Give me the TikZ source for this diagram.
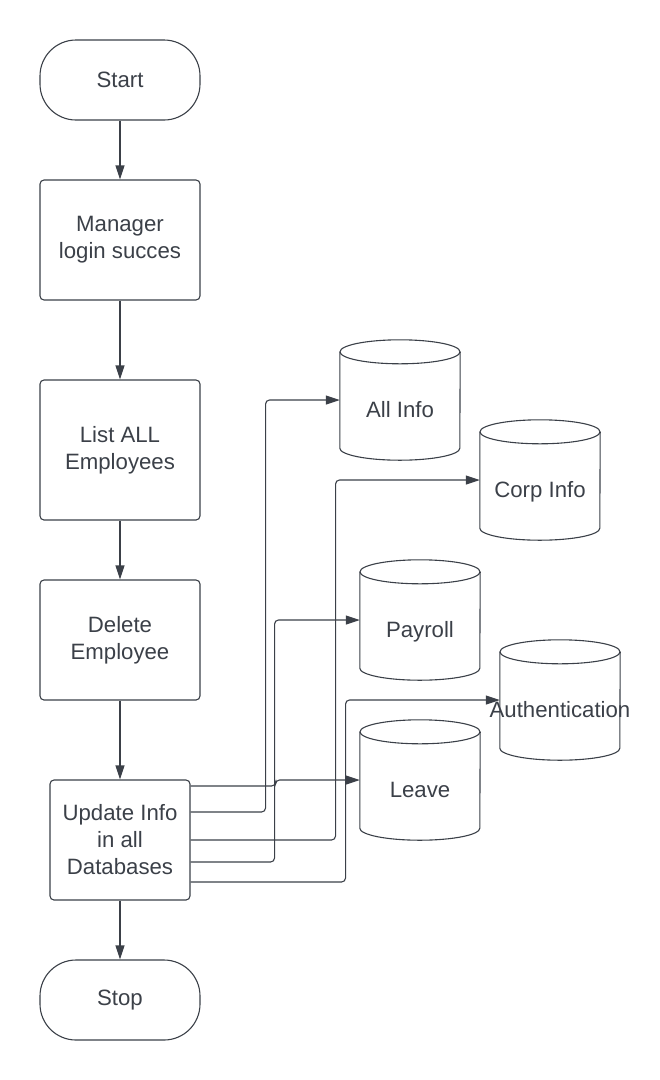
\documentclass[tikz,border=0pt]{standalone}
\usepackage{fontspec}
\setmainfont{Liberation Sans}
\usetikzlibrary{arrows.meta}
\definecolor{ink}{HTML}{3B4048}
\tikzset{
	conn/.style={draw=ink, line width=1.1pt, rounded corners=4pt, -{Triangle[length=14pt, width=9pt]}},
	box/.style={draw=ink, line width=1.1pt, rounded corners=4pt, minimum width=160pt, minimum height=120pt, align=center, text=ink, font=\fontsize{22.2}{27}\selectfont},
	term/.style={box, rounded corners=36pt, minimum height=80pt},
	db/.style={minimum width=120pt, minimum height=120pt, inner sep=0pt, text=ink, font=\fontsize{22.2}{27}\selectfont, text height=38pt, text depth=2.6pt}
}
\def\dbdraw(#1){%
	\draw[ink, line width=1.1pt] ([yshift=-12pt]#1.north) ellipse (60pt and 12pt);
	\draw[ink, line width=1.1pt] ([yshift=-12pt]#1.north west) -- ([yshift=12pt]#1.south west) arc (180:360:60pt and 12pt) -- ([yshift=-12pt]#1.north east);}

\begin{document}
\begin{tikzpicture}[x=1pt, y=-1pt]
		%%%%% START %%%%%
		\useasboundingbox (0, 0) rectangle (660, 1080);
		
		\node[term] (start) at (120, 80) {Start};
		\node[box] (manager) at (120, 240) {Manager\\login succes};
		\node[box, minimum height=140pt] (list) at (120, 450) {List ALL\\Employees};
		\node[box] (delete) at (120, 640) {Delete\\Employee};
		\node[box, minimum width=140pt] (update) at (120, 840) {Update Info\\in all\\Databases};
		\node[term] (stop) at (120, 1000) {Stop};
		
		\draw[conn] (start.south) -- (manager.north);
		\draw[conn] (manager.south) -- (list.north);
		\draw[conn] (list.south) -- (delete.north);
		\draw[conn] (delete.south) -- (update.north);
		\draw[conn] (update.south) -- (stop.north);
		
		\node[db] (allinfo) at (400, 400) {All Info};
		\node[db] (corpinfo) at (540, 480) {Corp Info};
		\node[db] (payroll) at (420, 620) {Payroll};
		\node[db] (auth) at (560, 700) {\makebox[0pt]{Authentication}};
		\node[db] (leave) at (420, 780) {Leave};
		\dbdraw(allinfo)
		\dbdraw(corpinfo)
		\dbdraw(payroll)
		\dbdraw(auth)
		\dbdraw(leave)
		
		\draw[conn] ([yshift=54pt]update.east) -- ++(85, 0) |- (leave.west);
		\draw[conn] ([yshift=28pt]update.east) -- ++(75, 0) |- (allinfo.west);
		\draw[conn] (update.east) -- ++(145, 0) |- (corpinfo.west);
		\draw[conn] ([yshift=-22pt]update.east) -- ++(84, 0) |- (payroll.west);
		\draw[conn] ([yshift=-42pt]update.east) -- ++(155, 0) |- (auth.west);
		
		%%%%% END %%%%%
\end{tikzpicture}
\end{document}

------------------------

Reproduce the full listing faithfully, but do not carry over any pictures.

Give me the TikZ source for this diagram.
\documentclass[tikz,border=0pt]{standalone}
\usepackage{fontspec}
\setmainfont{Liberation Sans}
\usetikzlibrary{arrows.meta}
\definecolor{ink}{HTML}{3B4048}
\tikzset{
	conn/.style={draw=ink, line width=1.1pt, rounded corners=4pt, -{Triangle[length=14pt, width=9pt]}},
	box/.style={draw=ink, line width=1.1pt, rounded corners=4pt, minimum width=160pt, minimum height=120pt, align=center, text=ink, font=\fontsize{22.2}{27}\selectfont},
	term/.style={box, rounded corners=36pt, minimum height=80pt},
	db/.style={minimum width=120pt, minimum height=120pt, inner sep=0pt, text=ink, font=\fontsize{22.2}{27}\selectfont, text height=38pt, text depth=2.6pt}
}
\def\dbdraw(#1){%
	\draw[ink, line width=1.1pt] ([yshift=-12pt]#1.north) ellipse (60pt and 12pt);
	\draw[ink, line width=1.1pt] ([yshift=-12pt]#1.north west) -- ([yshift=12pt]#1.south west) arc (180:360:60pt and 12pt) -- ([yshift=-12pt]#1.north east);}

\begin{document}
\begin{tikzpicture}[x=1pt, y=-1pt]
		%%%%% START %%%%%
		\useasboundingbox (0, 0) rectangle (660, 1080);
		
		\node[term] (start) at (120, 80) {Start};
		\node[box] (manager) at (120, 240) {Manager\\login succes};
		\node[box, minimum height=140pt] (list) at (120, 450) {List ALL\\Employees};
		\node[box] (delete) at (120, 640) {Delete\\Employee};
		\node[box, minimum width=140pt] (update) at (120, 840) {Update Info\\in all\\Databases};
		\node[term] (stop) at (120, 1000) {Stop};
		
		\draw[conn] (start.south) -- (manager.north);
		\draw[conn] (manager.south) -- (list.north);
		\draw[conn] (list.south) -- (delete.north);
		\draw[conn] (delete.south) -- (update.north);
		\draw[conn] (update.south) -- (stop.north);
		
		\node[db] (allinfo) at (400, 400) {All Info};
		\node[db] (corpinfo) at (540, 480) {Corp Info};
		\node[db] (payroll) at (420, 620) {Payroll};
		\node[db] (auth) at (560, 700) {\makebox[0pt]{Authentication}};
		\node[db] (leave) at (420, 780) {Leave};
		\dbdraw(allinfo)
		\dbdraw(corpinfo)
		\dbdraw(payroll)
		\dbdraw(auth)
		\dbdraw(leave)
		
		\draw[conn] ([yshift=54pt]update.east) -- ++(85, 0) |- (leave.west);
		\draw[conn] ([yshift=28pt]update.east) -- ++(75, 0) |- (allinfo.west);
		\draw[conn] (update.east) -- ++(145, 0) |- (corpinfo.west);
		\draw[conn] ([yshift=-22pt]update.east) -- ++(84, 0) |- (payroll.west);
		\draw[conn] ([yshift=-42pt]update.east) -- ++(155, 0) |- (auth.west);
		
		%%%%% END %%%%%
\end{tikzpicture}
\end{document}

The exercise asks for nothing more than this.